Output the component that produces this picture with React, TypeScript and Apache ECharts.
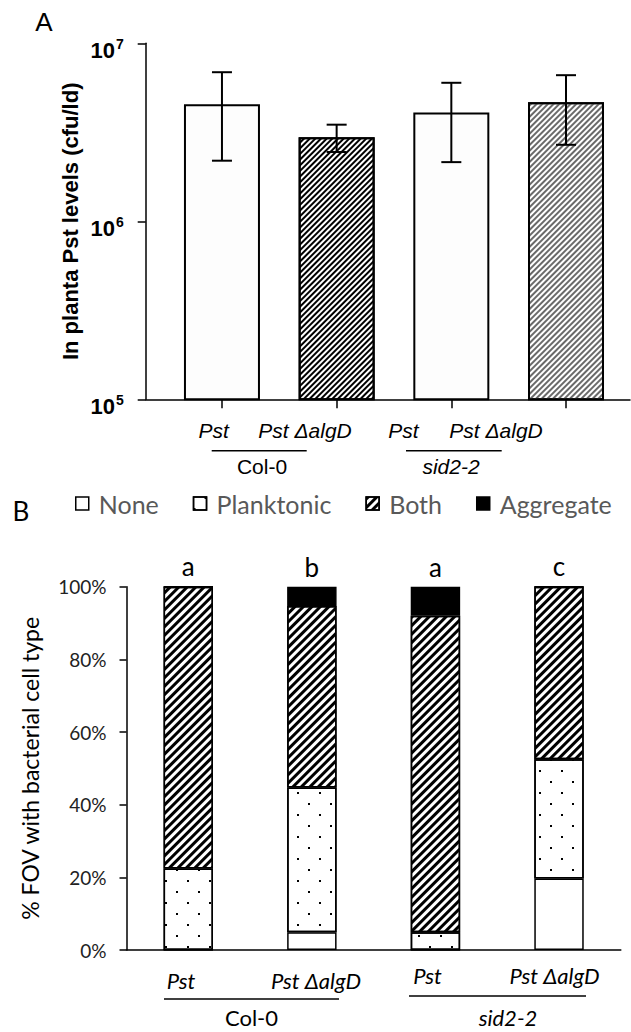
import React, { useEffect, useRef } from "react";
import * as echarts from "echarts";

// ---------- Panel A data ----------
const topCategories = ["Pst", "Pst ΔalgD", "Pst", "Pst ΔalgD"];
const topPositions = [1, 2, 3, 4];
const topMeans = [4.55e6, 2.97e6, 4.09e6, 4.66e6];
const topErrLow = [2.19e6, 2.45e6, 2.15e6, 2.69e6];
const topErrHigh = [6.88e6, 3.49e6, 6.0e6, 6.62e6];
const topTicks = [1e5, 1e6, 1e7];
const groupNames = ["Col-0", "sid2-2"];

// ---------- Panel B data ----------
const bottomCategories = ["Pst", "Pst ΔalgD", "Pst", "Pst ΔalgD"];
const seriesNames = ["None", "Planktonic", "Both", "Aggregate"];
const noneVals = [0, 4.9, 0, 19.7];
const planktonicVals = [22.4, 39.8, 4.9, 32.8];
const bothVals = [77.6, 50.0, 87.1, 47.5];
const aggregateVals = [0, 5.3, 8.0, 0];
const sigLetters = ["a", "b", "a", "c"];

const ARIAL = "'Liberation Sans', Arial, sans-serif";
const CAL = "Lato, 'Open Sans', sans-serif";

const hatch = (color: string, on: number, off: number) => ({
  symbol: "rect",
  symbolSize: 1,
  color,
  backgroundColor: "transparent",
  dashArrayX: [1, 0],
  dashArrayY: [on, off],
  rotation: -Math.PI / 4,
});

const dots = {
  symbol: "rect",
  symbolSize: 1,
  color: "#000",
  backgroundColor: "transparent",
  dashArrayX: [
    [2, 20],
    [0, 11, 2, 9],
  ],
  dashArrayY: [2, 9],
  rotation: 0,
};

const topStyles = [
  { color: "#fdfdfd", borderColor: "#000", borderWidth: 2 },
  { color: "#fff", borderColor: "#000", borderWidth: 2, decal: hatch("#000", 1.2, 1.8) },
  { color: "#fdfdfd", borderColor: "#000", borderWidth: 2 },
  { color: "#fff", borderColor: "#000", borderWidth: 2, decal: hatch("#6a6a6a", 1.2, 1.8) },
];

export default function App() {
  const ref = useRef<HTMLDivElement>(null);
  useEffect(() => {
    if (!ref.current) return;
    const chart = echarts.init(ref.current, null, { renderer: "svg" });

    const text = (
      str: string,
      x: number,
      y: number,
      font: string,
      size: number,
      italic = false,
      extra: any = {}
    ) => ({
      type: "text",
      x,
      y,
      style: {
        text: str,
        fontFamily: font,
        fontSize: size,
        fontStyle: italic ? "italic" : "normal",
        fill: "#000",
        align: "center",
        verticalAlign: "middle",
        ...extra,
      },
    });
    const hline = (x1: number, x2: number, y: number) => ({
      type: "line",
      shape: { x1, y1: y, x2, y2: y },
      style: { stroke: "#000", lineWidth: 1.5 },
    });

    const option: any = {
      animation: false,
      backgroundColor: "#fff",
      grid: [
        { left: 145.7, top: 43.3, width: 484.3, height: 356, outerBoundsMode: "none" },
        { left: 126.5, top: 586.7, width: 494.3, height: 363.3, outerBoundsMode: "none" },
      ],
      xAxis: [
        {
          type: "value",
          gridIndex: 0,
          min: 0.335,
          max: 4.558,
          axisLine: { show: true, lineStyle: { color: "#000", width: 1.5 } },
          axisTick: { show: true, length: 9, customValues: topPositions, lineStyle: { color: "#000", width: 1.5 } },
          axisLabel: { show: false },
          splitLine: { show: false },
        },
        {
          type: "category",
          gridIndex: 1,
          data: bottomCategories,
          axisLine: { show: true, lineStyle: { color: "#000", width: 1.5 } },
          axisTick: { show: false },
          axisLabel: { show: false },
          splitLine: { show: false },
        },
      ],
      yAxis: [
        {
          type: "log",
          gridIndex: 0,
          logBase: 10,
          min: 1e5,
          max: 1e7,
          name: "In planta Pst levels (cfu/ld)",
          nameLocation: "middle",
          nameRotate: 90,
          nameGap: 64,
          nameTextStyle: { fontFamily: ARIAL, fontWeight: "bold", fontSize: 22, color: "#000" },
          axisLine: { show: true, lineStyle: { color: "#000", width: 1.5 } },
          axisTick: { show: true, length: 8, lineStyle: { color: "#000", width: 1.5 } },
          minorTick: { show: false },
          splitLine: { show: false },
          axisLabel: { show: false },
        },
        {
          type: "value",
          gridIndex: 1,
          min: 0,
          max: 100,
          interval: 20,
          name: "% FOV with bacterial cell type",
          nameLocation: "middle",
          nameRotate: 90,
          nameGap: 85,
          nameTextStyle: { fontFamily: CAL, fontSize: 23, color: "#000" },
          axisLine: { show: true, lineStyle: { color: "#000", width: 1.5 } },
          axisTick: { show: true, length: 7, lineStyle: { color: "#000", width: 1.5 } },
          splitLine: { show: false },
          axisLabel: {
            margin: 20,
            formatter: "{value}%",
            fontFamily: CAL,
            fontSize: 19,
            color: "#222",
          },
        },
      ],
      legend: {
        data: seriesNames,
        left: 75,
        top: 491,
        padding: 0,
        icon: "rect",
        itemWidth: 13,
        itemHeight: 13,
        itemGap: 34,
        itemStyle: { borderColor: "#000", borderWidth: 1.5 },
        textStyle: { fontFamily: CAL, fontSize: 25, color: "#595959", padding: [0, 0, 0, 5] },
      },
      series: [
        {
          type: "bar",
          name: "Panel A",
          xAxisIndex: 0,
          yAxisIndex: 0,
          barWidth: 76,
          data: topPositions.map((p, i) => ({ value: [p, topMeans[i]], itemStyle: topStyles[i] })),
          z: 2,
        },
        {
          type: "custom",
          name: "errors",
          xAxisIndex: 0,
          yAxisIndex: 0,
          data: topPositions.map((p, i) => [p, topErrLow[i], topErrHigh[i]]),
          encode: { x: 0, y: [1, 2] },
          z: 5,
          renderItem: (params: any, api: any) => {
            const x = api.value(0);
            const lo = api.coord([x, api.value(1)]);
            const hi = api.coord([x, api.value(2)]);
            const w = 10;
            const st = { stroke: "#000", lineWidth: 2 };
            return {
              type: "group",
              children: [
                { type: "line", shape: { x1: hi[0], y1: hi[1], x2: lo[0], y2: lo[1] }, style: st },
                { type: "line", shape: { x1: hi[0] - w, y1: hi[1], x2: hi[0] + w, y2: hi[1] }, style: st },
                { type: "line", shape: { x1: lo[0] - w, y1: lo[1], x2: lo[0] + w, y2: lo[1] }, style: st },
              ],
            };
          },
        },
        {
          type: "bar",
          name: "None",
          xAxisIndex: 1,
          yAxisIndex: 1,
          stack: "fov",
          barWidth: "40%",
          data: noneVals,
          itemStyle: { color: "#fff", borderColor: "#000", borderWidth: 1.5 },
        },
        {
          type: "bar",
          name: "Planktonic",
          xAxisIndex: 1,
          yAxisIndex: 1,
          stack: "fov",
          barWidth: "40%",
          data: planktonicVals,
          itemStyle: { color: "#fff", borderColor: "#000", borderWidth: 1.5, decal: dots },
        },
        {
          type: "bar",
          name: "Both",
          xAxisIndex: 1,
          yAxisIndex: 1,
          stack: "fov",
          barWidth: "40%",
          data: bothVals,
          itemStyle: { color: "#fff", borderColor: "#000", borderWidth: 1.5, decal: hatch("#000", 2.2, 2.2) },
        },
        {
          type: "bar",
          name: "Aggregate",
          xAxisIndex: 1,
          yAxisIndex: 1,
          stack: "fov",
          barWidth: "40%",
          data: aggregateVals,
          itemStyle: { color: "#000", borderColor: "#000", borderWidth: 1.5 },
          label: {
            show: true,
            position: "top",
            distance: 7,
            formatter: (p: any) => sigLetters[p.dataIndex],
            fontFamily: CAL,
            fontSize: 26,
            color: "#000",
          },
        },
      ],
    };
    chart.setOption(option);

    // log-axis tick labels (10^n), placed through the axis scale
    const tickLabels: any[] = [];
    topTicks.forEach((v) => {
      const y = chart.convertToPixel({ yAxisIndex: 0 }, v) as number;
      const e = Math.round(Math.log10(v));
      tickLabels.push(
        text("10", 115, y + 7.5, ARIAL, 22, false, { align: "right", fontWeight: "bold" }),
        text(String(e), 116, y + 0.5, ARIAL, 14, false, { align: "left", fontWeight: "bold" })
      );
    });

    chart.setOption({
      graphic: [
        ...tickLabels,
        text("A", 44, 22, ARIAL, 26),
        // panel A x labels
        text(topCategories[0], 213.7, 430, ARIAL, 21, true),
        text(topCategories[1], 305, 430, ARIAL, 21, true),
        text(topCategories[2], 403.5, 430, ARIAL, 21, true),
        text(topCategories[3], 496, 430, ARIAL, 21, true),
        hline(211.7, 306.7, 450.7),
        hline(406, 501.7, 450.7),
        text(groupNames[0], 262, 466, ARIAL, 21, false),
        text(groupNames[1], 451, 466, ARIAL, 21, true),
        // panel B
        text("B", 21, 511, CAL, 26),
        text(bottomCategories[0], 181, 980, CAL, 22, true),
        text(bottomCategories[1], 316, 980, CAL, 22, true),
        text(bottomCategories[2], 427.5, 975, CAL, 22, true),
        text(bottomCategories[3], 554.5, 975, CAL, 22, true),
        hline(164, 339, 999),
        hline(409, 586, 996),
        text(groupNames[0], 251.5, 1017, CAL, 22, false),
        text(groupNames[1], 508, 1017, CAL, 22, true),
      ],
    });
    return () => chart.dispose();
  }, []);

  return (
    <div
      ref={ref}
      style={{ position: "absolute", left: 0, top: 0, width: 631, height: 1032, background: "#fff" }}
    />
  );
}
• • • •
• _WHAT IS EXPECTED_
Repeat the lines of the listing above verbatim, beginning at its first line and ending at the line containing "import * as", which is included. Omit pictures.

• _EXPECTED OUTPUT_
Output the component that produces this picture with React, TypeScript and Apache ECharts.
import React, { useEffect, useRef } from "react";
import * as echarts from "echarts";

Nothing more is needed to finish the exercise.